Risk of hemorrhage risk depends on the size and the subtype of the lesion, and in cases of significant hemorrhage, patients may suffer from acute intense abdominal pain, he added. Bleeding may lead to subcapsular or intrahepatic hematomas and in cases of rupture, to hemoperitoneum and eventually to hypovolemic shock. Malignant transformation, on the other hand, can occur in about 10% of cases. Several risk factors are well-established: men (nearly 50%), large HCAs, more than 5 cm in diameter (12%), beta-catenin activation.

Management is based on the previous considerations. The therapeutic strategy is based on four elements, three of which are accessible to radiologists: size, subtype, gender, and β-catenin status. There is no definite consensus on HCAs management, but resection is indicated when the diameter size is greater than 5 cm, men are involved, and β-catenin activation occurs, Ronot explained.

In their ESGAR presentation, the researchers sought to expose recent developments in tumoral pathogenesis and subclassification in HCA, expose imaging findings in HCA related to tumoral subtyping, with special attention to MR findings, and review complications and patient management depending on the different subtypes of HCA.

"HCAs are now classified based on a new pathomolecular classification establishing the existence of several subtypes of HCA. This classification establishes the relationship between several gene mutations and different phenotypic expression," Ronot pointed out. "HCA is no longer considered as a uniform lesion but as a collection of different entities sharing common points but separated by different typical morphological aspects."

Prior to the identification of different subtypes, imaging features of HCAs were nonspecific: lesion heterogeneity, presence of fat and/or hemorrhage. It has been shown that the different molecular features correspond to distinct phenotypical features -- MR is the best imaging tool for lesion characterization.

Telangiectatic/inflammatory HCA (tHCA) is the most common subtype (46% to 54% of cases), and it corresponds to the entity initially described as "telangiectatic focal nodular hyperplasia." At histology, lesions are composed of inflammatory infiltrates, sinusoidal dilatation, and dystrophic vessels without fibrosis.
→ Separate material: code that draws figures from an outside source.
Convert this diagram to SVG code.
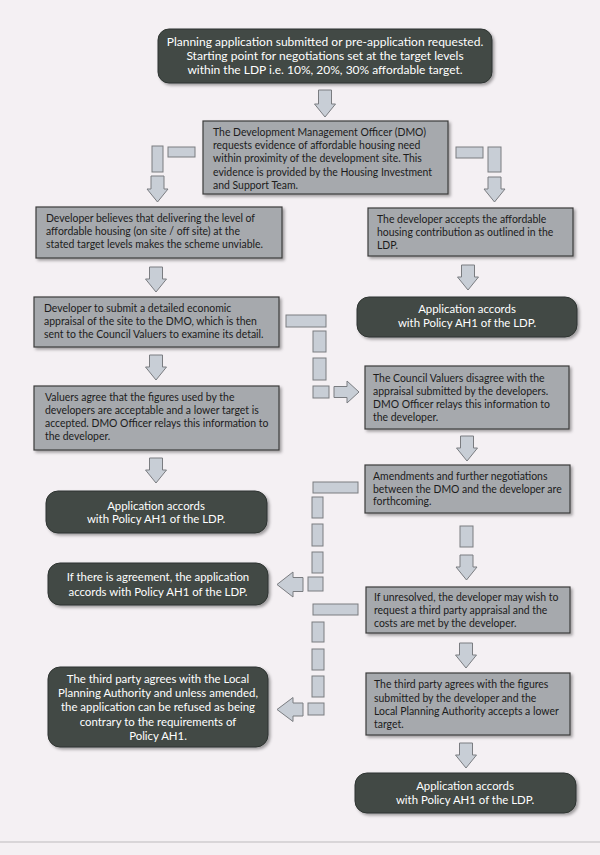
<svg xmlns="http://www.w3.org/2000/svg" width="600" height="855" viewBox="0 0 600 855">
<defs>
<filter id="sh" x="-10%" y="-10%" width="125%" height="130%"><feDropShadow dx="2" dy="2" stdDeviation="1.5" flood-color="#000" flood-opacity="0.35"/></filter>
<style>
.box{fill:#a6a9ad;stroke:#3c3c3c;stroke-width:1.2;filter:url(#sh)}
.dark{fill:#424945;stroke:#2e3431;stroke-width:1;filter:url(#sh)}
.c{fill:#c8ced6;stroke:#7a7c80;stroke-width:1}
text{font-family:Lato,"Liberation Sans",sans-serif}
.t{fill:#1c1c1c;font-size:10.45px}
.w{fill:#ffffff;text-anchor:middle;font-size:11.4px}
.big{font-size:12px}
</style>
</defs>
<rect width="600" height="855" fill="#f4f0f3"/>
<line x1="0" y1="842" x2="600" y2="842" stroke="#bdbabd" stroke-width="1"/>

<g id="connectors">
<path class="c" d="M318.5,90 H331.5 V104 H335.5 L325,117 L314.5,104 H318.5 Z"/>
<rect class="c" x="168" y="147" width="27" height="10"/>
<rect class="c" x="152" y="146" width="11" height="26"/>
<path class="c" d="M151,176 H164 V189 H168 L157.5,202 L147,189 H151 Z"/>
<rect class="c" x="456" y="147" width="27" height="11"/>
<rect class="c" x="488" y="147" width="13" height="25"/>
<path class="c" d="M488,177 H501 V189 H505 L494.5,202 L484,189 H488 Z"/>
<path class="c" d="M149.5,267 H162.5 V279 H166.5 L156,292 L145.5,279 H149.5 Z"/>
<path class="c" d="M149.5,355 H162.5 V367 H166.5 L156,380 L145.5,367 H149.5 Z"/>
<path class="c" d="M149.5,458 H162.5 V470 H166.5 L156,483 L145.5,470 H149.5 Z"/>
<path class="c" d="M461.5,265 H474.5 V277 H478.5 L468,290 L457.5,277 H461.5 Z"/>
<rect class="c" x="286" y="315" width="40" height="12"/>
<rect class="c" x="313" y="331" width="13" height="21"/>
<rect class="c" x="313" y="358" width="13" height="22"/>
<rect class="c" x="313" y="386" width="16" height="12"/>
<path class="c" d="M334,386.5 H347 V381 L359,392 L347,403 V397.5 H334 Z"/>
<path class="c" d="M460.5,436 H473.5 V448 H477.5 L467,461 L456.5,448 H460.5 Z"/>
<rect class="c" x="313" y="482" width="45" height="11"/>
<rect class="c" x="312" y="497" width="11" height="21"/>
<rect class="c" x="312" y="524" width="11" height="22"/>
<rect class="c" x="312" y="552" width="11" height="21"/>
<rect class="c" x="308" y="577" width="15" height="14"/>
<path class="c" d="M303,577.5 H293 V572 L277,584.5 L293,597 V591.5 H303 Z"/>
<rect class="c" x="460" y="526" width="13" height="21"/>
<path class="c" d="M460,555 H473 V567 H477 L466.5,580 L456,567 H460 Z"/>
<rect class="c" x="313" y="604" width="45" height="11"/>
<rect class="c" x="312" y="622" width="12" height="20"/>
<rect class="c" x="312" y="649" width="12" height="21"/>
<rect class="c" x="312" y="676" width="12" height="21"/>
<rect class="c" x="308" y="703" width="16" height="12"/>
<path class="c" d="M303,703 H293 V697.5 L277,709.5 L293,721.5 V716 H303 Z"/>
<path class="c" d="M459.5,643 H472.5 V655 H476.5 L466,668 L455.5,655 H459.5 Z"/>
<path class="c" d="M459.5,743 H472.5 V755 H476.5 L466,768 L455.5,755 H459.5 Z"/>
</g>

<g id="start">
<rect class="dark" x="158" y="29" width="334" height="54" rx="11"/>
<text class="w big" x="325" y="46">Planning application submitted or pre-application requested.</text>
<text class="w big" x="325" y="60">Starting point for negotiations set at the target levels</text>
<text class="w big" x="325" y="74">within the LDP i.e. 10%, 20%, 30% affordable target.</text>
</g>

<g id="dmo">
<rect class="box" x="203" y="121" width="245" height="73"/>
<text class="t" x="213" y="136">The Development Management Officer (DMO)</text>
<text class="t" x="213" y="149">requests evidence of affordable housing need</text>
<text class="t" x="213" y="162">within proximity of the development site. This</text>
<text class="t" x="213" y="176">evidence is provided by the Housing Investment</text>
<text class="t" x="213" y="189">and Support Team.</text>
</g>

<g id="unviable">
<rect class="box" x="36" y="207" width="246" height="51"/>
<text class="t" x="46" y="222">Developer believes that delivering the level of</text>
<text class="t" x="46" y="235">affordable housing (on site / off site) at the</text>
<text class="t" x="46" y="248">stated target levels makes the scheme unviable.</text>
</g>

<g id="accepts">
<rect class="box" x="368" y="208" width="205" height="48"/>
<text class="t" x="377" y="223">The developer accepts the affordable</text>
<text class="t" x="377" y="236">housing contribution as outlined in the</text>
<text class="t" x="377" y="249">LDP.</text>
</g>

<g id="accords1">
<rect class="dark" x="357" y="297" width="220" height="40" rx="12"/>
<text class="w" x="467" y="313">Application accords</text>
<text class="w" x="467" y="327">with Policy AH1 of the LDP.</text>
</g>

<g id="appraisal">
<rect class="box" x="34" y="297" width="245" height="50"/>
<text class="t" x="44" y="312">Developer to submit a detailed economic</text>
<text class="t" x="44" y="325">appraisal of the site to the DMO, which is then</text>
<text class="t" x="44" y="338">sent to the Council Valuers to examine its detail.</text>
</g>

<g id="valuersagree">
<rect class="box" x="34" y="386" width="245" height="64"/>
<text class="t" x="45" y="401">Valuers agree that the figures used by the</text>
<text class="t" x="45" y="414">developers are acceptable and a lower target is</text>
<text class="t" x="45" y="427">accepted. DMO Officer relays this information to</text>
<text class="t" x="45" y="440">the developer.</text>
</g>

<g id="disagree">
<rect class="box" x="365" y="366" width="204" height="63"/>
<text class="t" x="373" y="382">The Council Valuers disagree with the</text>
<text class="t" x="373" y="395">appraisal submitted by the developers.</text>
<text class="t" x="373" y="408">DMO Officer relays this information to</text>
<text class="t" x="373" y="421">the developer.</text>
</g>

<g id="accords2">
<rect class="dark" x="46" y="491" width="221" height="42" rx="12"/>
<text class="w" x="156" y="510">Application accords</text>
<text class="w" x="156" y="523">with Policy AH1 of the LDP.</text>
</g>

<g id="amendments">
<rect class="box" x="365" y="465" width="205" height="48"/>
<text class="t" x="373" y="480">Amendments and further negotiations</text>
<text class="t" x="373" y="493">between the DMO and the developer are</text>
<text class="t" x="373" y="505">forthcoming.</text>
</g>

<g id="agreement">
<rect class="dark" x="48" y="563" width="220" height="42" rx="12"/>
<text class="w" x="158" y="581">If there is agreement, the application</text>
<text class="w" x="158" y="596">accords with Policy AH1 of the LDP.</text>
</g>

<g id="unresolved">
<rect class="box" x="366" y="587" width="204" height="46"/>
<text class="t" x="374" y="601">If unresolved, the developer may wish to</text>
<text class="t" x="374" y="614">request a third party appraisal and the</text>
<text class="t" x="374" y="627">costs are met by the developer.</text>
</g>

<g id="refused">
<rect class="dark" x="48" y="667" width="220" height="80" rx="12"/>
<text class="w" x="158" y="683">The third party agrees with the Local</text>
<text class="w" x="158" y="697">Planning Authority and unless amended,</text>
<text class="w" x="158" y="711">the application can be refused as being</text>
<text class="w" x="158" y="726">contrary to the requirements of</text>
<text class="w" x="158" y="740">Policy AH1.</text>
</g>

<g id="lowertarget">
<rect class="box" x="366" y="673" width="204" height="62"/>
<text class="t" x="374" y="688">The third party agrees with the figures</text>
<text class="t" x="374" y="702">submitted by the developer and the</text>
<text class="t" x="374" y="715">Local Planning Authority accepts a lower</text>
<text class="t" x="374" y="728">target.</text>
</g>

<g id="accords3">
<rect class="dark" x="355" y="773" width="221" height="40" rx="12"/>
<text class="w" x="465" y="790">Application accords</text>
<text class="w" x="465" y="804">with Policy AH1 of the LDP.</text>
</g>
</svg>
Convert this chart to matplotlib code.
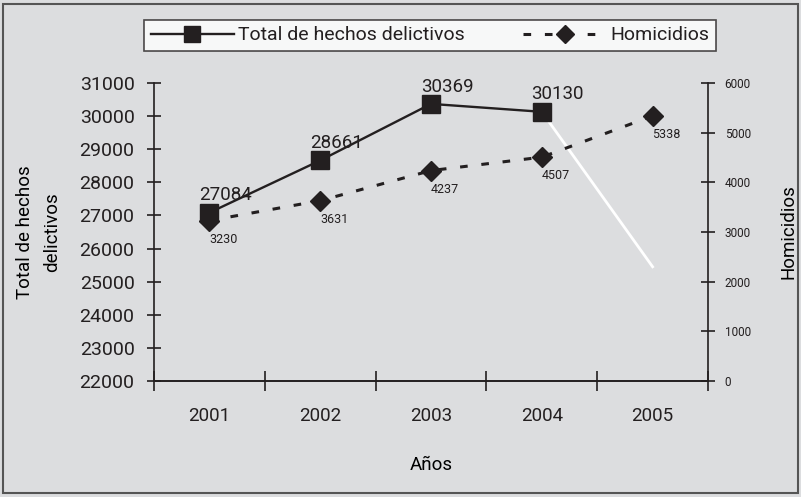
import numpy as np
import matplotlib.pyplot as plt
from matplotlib.patches import Rectangle

# data
years = ['2001', '2002', '2003', '2004', '2005']
total = [27084, 28661, 30369, 30130, 25450]   # 2005 drawn as a stray white segment
homicidios = [3230, 3631, 4237, 4507, 5338]

bg = '#dcdddf'
ink = '#231f20'
plt.rcParams['font.family'] = ['Roboto', 'DejaVu Sans']
plt.rcParams['text.color'] = ink

fig = plt.figure(figsize=(8.01, 4.97), dpi=100, facecolor=bg)
ax = fig.add_axes([0.1923, 0.2334, 0.6916, 0.5996])
ax.set_facecolor(bg)
ax2 = ax.twinx()

x = np.arange(len(years))

# Total de hechos delictivos
l1, = ax.plot(x[:4], total[:4], color=ink, lw=1.7, marker='s', ms=13.5,
              label='Total de hechos delictivos', zorder=3)
ax.plot(x[3:], total[3:], color='white', lw=2, zorder=2)
for xi, v in zip(x[:4], total[:4]):
    ax.annotate(str(v), (xi, v), xytext=(11.5, 12.5), textcoords='offset points',
                ha='center', va='center', fontsize=13.5, color=ink)

# Homicidios
l2, = ax2.plot(x, homicidios, color=ink, lw=2.2, dashes=(2.5, 4.5), marker='D',
               ms=10.5, label='Homicidios', zorder=3)
for xi, v in zip(x, homicidios):
    ax2.annotate(str(v), (xi, v), xytext=(10, -13.5), textcoords='offset points',
                 ha='center', va='center', fontsize=9, color=ink)

ax.set_xlim(-0.5, 4.5)
ax.set_ylim(22000, 31000)
ax2.set_ylim(0, 6000)
ax.set_yticks(range(22000, 31001, 1000))
ax2.set_yticks(range(0, 6001, 1000))

ax.set_xticks(np.arange(-0.5, 4.6, 1))
ax.set_xticklabels([])
ax.set_xticks(x, minor=True)
ax.set_xticklabels(years, minor=True)
ax.tick_params(axis='x', which='major', direction='inout', length=14, width=1.2, color=ink)
ax.tick_params(axis='x', which='minor', length=0, pad=19, labelsize=13.5, labelcolor=ink)
ax.tick_params(axis='y', direction='inout', length=10, width=1.2, color=ink,
               labelsize=14, pad=9, labelcolor=ink)
ax2.tick_params(axis='y', direction='inout', length=10, width=1.2, color=ink,
                labelsize=8.5, pad=7, labelcolor=ink)

for a in (ax, ax2):
    a.spines['top'].set_visible(False)
    for s in a.spines.values():
        s.set_color(ink)
        s.set_linewidth(1.2)
ax2.spines['left'].set_visible(False)
ax.spines['right'].set_visible(False)

ax.set_xlabel('Años', fontsize=13.5, labelpad=22)
ax.set_ylabel('Total de hechos\ndelictivos', fontsize=13.5, labelpad=13, linespacing=1.7)
ax2.set_ylabel('Homicidios', fontsize=13.5, labelpad=21)

leg = fig.legend(handles=[l1, l2], loc='center', bbox_to_anchor=(0.537, 0.9286),
                 ncol=2, frameon=True, fancybox=False, fontsize=14,
                 handlelength=4.3, columnspacing=3.0, handletextpad=0.2,
                 borderpad=0.35, borderaxespad=0, edgecolor=ink, markerscale=0.85)
leg.get_frame().set_linewidth(1.2)
leg.get_frame().set_facecolor('white')

# outer frame
fig.patches.append(Rectangle((0.004, 0.008), 0.992, 0.984, transform=fig.transFigure,
                             fill=False, edgecolor='#555555', lw=1.5))

fig.savefig('out.png', dpi=100, facecolor=bg)
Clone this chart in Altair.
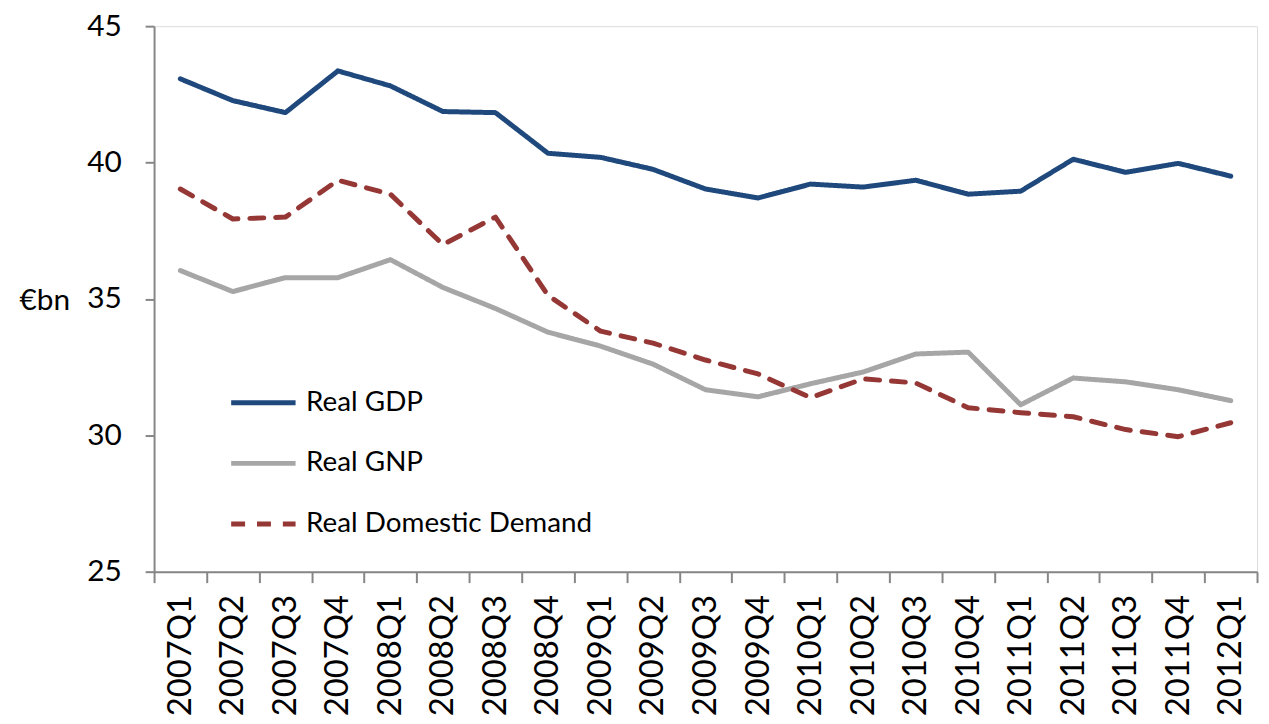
import altair as alt
import pandas as pd

quarters = ["2007Q1", "2007Q2", "2007Q3", "2007Q4", "2008Q1", "2008Q2", "2008Q3",
            "2008Q4", "2009Q1", "2009Q2", "2009Q3", "2009Q4", "2010Q1", "2010Q2",
            "2010Q3", "2010Q4", "2011Q1", "2011Q2", "2011Q3", "2011Q4", "2012Q1"]
real_gdp = [43.07, 42.27, 41.83, 43.36, 42.81, 41.87, 41.83, 40.34, 40.19, 39.75,
            39.03, 38.70, 39.21, 39.10, 39.35, 38.84, 38.95, 40.12, 39.64, 39.97, 39.50]
real_gnp = [36.04, 35.27, 35.78, 35.78, 36.44, 35.42, 34.65, 33.78, 33.27, 32.61,
            31.67, 31.41, 31.89, 32.32, 32.98, 33.05, 31.12, 32.10, 31.96, 31.67, 31.27]
real_dd = [39.03, 37.93, 38.00, 39.35, 38.84, 36.99, 38.00, 35.13, 33.82, 33.38,
           32.76, 32.25, 31.38, 32.07, 31.92, 31.01, 30.83, 30.68, 30.21, 29.95, 30.46]

series_names = ["Real GDP", "Real GNP", "Real Domestic Demand"]
series_colors = ["#1F497D", "#A6A6A6", "#953735"]
y_ticks = [25, 30, 35, 40, 45]

rows = []
for name, vals in zip(series_names, [real_gdp, real_gnp, real_dd]):
    for q, v in zip(quarters, vals):
        rows.append({"quarter": q, "value": v, "series": name})
df = pd.DataFrame(rows)

FONT = "Lato"

legend_opts = dict(orient="none", legendX=75, legendY=344,
                   symbolType="stroke", symbolSize=4200,
                   symbolStrokeWidth=5, labelFontSize=28,
                   labelFont=FONT, labelColor="#000000",
                   labelOffset=8, rowPadding=12,
                   labelLimit=500)

chart = alt.Chart(df).mark_line(strokeWidth=5, strokeCap="round", strokeJoin="round").encode(
    x=alt.X("quarter:N", sort=quarters, title=None,
            scale=alt.Scale(paddingInner=0, paddingOuter=0),
            axis=alt.Axis(tickBand="extent", labelAngle=-90, labelFontSize=33,
                          labelFont=FONT, labelColor="#000000", labelPadding=12,
                          tickSize=11, tickColor="#868686", tickWidth=2,
                          domainColor="#868686", domainWidth=2, grid=False)),
    y=alt.Y("value:Q", title="€bn",
            scale=alt.Scale(domain=[25, 45], nice=False, zero=False),
            axis=alt.Axis(values=y_ticks, labelFontSize=30, labelFont=FONT,
                          labelColor="#000000", labelPadding=24, tickSize=9,
                          tickColor="#868686", tickWidth=2, domainColor="#868686",
                          domainWidth=2, grid=False, titleAngle=0, titleFontSize=30,
                          titleFont=FONT, titleFontWeight="normal", titleColor="#000000",
                          titleX=-85, titleY=276, titleAlign="right",
                          titleBaseline="middle")),
    color=alt.Color("series:N", title=None,
                    scale=alt.Scale(domain=series_names, range=series_colors),
                    legend=alt.Legend(**legend_opts)),
    strokeDash=alt.StrokeDash("series:N", title=None,
                              scale=alt.Scale(domain=series_names,
                                              range=[[1, 0], [1, 0], [14, 12]]),
                              legend=alt.Legend(**legend_opts)),
).properties(
    width=1110, height=549,
    autosize=alt.AutoSizeParams(type="none"),
    padding={"left": 147, "top": 16, "right": 4, "bottom": 150},
).configure_view(stroke=None).configure(background="#ffffff")

chart.save("out.html", embed_options={"renderer": "svg", "actions": False})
Cellular atypias and intratumoral steatosis can be found, and it is associated with obesity (two-thirds of cases), hepatic steatosis (40%), and increased serum levels of acute inflammatory markers such as C-reactive protein (CRP), serum-amyloid associated protein (SAA), he noted.

β-catenin activated HCAs account for between 8% and 12.5% of HCAs. The percentage of men is much higher in this subtype (almost 40%). Specific risk factors associated with this group of tumors include glycogen storage disease, male hormone administration, and familial polyposis, and this group is the most exposed to malignant transformation, according to Ronot. Physiopathogeny is related to somatic mutations of CTNNB1 gene inhibiting β-catenin phosphorylation, nuclear activation of β-catenin target genes, and hepatocyte proliferation.

Nonspecific HCAs represent 5% to 11% of all HCAs, but no mutation is associated with this subtype. The lesion has no specific characteristics, and the imaging features are similar to those of β-HCAs, he concluded.